● **PROBLEM TO WORK ON**
Set aside the pictures and output only the lines from the one containing "Recreate this image" up to and including the one containing "const ticks = [0, 0.2, 0.4, 0.6, 0.8, 1];".

● **STORED ROWS**
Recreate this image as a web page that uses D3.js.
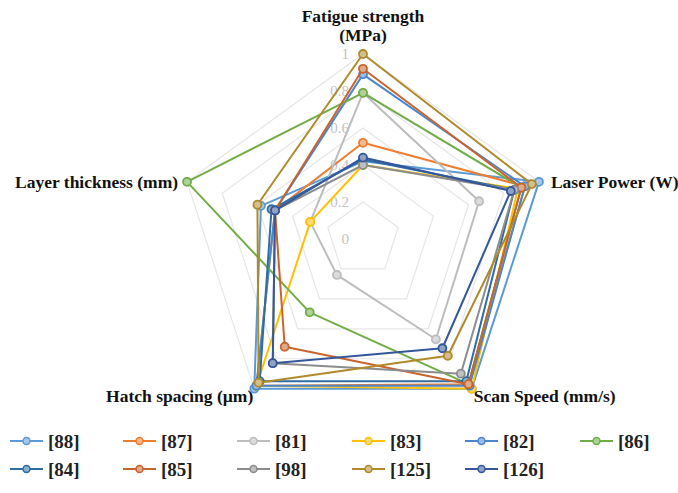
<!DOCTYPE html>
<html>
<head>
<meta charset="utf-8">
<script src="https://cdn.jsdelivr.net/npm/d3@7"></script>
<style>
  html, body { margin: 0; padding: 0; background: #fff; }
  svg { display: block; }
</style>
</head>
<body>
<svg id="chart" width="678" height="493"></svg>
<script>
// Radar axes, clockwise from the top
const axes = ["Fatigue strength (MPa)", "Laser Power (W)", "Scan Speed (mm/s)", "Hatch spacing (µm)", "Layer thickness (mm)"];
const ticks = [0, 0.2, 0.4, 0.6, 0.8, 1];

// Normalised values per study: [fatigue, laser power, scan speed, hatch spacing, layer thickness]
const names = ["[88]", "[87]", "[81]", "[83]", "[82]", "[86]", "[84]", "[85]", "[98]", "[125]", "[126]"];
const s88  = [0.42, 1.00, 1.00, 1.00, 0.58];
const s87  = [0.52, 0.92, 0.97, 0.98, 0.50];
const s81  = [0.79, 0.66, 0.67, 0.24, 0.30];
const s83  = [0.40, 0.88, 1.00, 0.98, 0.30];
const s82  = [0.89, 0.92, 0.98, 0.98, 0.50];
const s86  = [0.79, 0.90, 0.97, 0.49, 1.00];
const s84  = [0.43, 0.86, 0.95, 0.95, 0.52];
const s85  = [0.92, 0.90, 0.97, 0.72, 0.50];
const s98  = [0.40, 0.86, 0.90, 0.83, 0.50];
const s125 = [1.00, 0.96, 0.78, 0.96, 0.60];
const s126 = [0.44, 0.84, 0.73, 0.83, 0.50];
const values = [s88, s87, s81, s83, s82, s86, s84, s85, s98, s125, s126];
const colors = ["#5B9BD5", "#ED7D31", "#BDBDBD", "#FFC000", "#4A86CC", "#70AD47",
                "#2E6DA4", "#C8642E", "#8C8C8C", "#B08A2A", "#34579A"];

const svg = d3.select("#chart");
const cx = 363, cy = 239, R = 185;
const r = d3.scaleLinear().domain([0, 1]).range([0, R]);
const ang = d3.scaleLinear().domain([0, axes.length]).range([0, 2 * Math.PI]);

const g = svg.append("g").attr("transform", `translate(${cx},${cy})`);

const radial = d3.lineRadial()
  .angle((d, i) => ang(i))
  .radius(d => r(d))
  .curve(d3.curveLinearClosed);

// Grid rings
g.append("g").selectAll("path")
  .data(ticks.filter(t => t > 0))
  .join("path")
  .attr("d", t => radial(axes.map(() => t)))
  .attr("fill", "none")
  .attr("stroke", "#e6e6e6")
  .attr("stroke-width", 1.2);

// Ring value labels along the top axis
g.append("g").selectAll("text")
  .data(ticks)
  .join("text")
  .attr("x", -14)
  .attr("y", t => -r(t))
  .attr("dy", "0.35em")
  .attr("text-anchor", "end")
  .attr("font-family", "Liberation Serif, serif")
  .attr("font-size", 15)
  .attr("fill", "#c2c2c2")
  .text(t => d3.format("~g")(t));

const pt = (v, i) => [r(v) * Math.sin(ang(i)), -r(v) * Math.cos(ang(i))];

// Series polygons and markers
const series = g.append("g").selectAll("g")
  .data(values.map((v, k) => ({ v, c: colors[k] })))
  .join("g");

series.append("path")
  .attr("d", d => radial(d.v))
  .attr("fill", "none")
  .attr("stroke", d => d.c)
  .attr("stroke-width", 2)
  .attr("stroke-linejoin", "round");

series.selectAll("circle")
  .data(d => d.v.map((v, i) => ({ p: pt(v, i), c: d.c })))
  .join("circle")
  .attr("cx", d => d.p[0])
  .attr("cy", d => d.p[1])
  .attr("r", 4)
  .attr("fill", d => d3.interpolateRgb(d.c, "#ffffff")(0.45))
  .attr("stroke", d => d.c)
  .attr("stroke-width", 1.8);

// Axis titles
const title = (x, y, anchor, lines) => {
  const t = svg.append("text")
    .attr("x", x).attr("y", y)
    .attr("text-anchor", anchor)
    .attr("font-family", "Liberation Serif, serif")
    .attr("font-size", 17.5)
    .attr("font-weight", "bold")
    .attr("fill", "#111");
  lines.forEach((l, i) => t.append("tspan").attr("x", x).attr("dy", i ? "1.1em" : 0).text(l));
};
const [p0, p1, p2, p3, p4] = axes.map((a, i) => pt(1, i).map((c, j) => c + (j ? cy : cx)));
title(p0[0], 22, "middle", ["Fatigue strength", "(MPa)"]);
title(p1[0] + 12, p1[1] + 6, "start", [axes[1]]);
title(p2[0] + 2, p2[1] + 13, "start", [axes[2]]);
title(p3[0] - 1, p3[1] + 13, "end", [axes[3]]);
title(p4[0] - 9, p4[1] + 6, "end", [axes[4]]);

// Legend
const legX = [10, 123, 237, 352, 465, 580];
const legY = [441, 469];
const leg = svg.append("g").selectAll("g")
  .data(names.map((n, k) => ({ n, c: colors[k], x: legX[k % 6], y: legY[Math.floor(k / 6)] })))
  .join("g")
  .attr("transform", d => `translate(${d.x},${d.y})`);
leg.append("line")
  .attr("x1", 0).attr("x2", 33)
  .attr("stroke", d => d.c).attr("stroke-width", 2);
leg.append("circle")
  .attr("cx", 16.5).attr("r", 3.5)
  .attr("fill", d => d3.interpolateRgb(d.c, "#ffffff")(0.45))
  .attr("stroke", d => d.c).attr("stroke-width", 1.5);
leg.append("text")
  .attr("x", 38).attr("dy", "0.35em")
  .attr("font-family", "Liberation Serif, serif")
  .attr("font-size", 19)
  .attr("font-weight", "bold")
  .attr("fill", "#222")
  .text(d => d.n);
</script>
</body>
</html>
* * *
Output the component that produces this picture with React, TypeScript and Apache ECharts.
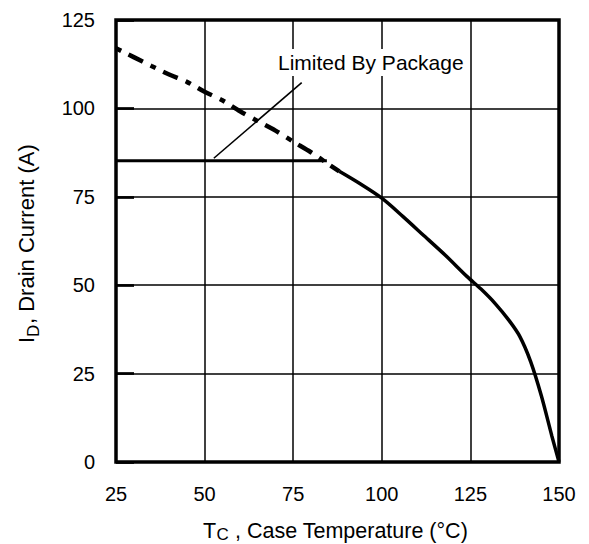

● **RESULT**
Recreate this image as a web page that uses D3.js.
<!DOCTYPE html>
<html>
<head>
<meta charset="utf-8">
<script src="https://cdn.jsdelivr.net/npm/d3@7"></script>
<style>
  html, body { margin: 0; padding: 0; background: #fff; }
  svg { display: block; }
</style>
</head>
<body>
<svg id="chart" width="678" height="493"></svg>
<script>
// Radar axes, clockwise from the top
const axes = ["Fatigue strength (MPa)", "Laser Power (W)", "Scan Speed (mm/s)", "Hatch spacing (µm)", "Layer thickness (mm)"];
const ticks = [0, 0.2, 0.4, 0.6, 0.8, 1];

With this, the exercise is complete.